In2SET: Intra-Inter Similarity Exploiting Transformer for Dual-Camera Compressive Hyperspectral Imaging
Xin Wang, Lizhi Wang, Xiangtian Ma, Maoqing Zhang, Lin Zhu, Hua Huang
TL;DR
The paper tackles the ill-posed problem of reconstructing hyperspectral images from dual-camera compressive sensing (DCCHI). It introduces In2SET, a Transformer-based denoiser that exploits intra-similarity approximated from the PAN image and inter-similarity between HSI and PAN to provide strong content priors. Integrated into a PAN-guided unrolling framework (PGDU), In2SET uses a guided feature pyramid from the PAN image and solves the data-fidelity term with conjugate gradients while denoising with a PAN-guided denoiser, improving spatial-spectral fidelity. Extensive experiments on simulated and real DCCHI data show that In2SET achieves state-of-the-art reconstruction quality with lower computational cost, and ablations validate the contributions of intra/inter-similarity attention and the CRW mechanism.
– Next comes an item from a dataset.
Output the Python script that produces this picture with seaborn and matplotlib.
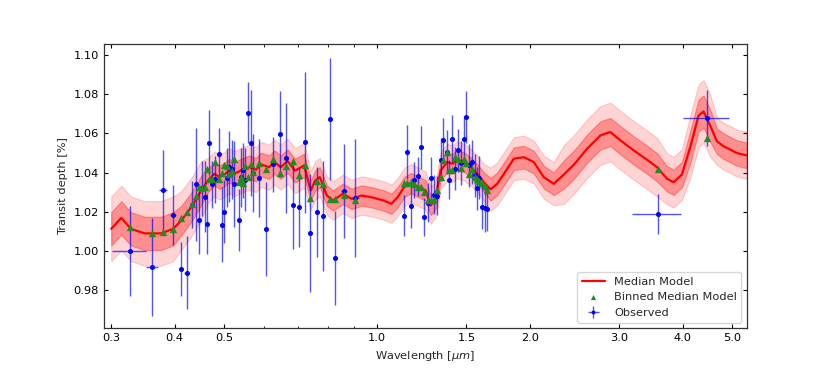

Overall, the approach offers a practical, high-fidelity solution for snapshot hyperspectral imaging by effectively leveraging PAN-derived semantic and structural cues.
Abstract
Dual-Camera Compressed Hyperspectral Imaging (DCCHI) offers the capability to reconstruct 3D Hyperspectral Image (HSI) by fusing compressive and Panchromatic (PAN) image, which has shown great potential for snapshot hyperspectral imaging in practice. In this paper, we introduce a novel DCCHI reconstruction network, the Intra-Inter Similarity Exploiting Transformer (In2SET). Our key insight is to make full use of the PAN image to assist the reconstruction. To this end, we propose using the intra-similarity within the PAN image as a proxy for approximating the intra-similarity in the original HSI, thereby offering an enhanced content prior for more accurate HSI reconstruction. Furthermore, we aim to align the features from the underlying HSI with those of the PAN image, maintaining semantic consistency and introducing new contextual information for the reconstruction process. By integrating In2SET into a PAN-guided unrolling framework, our method substantially enhances the spatial-spectral fidelity and detail of the reconstructed images, providing a more comprehensive and accurate depiction of the scene. Extensive experiments conducted on both real and simulated datasets demonstrate that our approach consistently outperforms existing state-of-the-art methods in terms of reconstruction quality and computational complexity. Code will be released.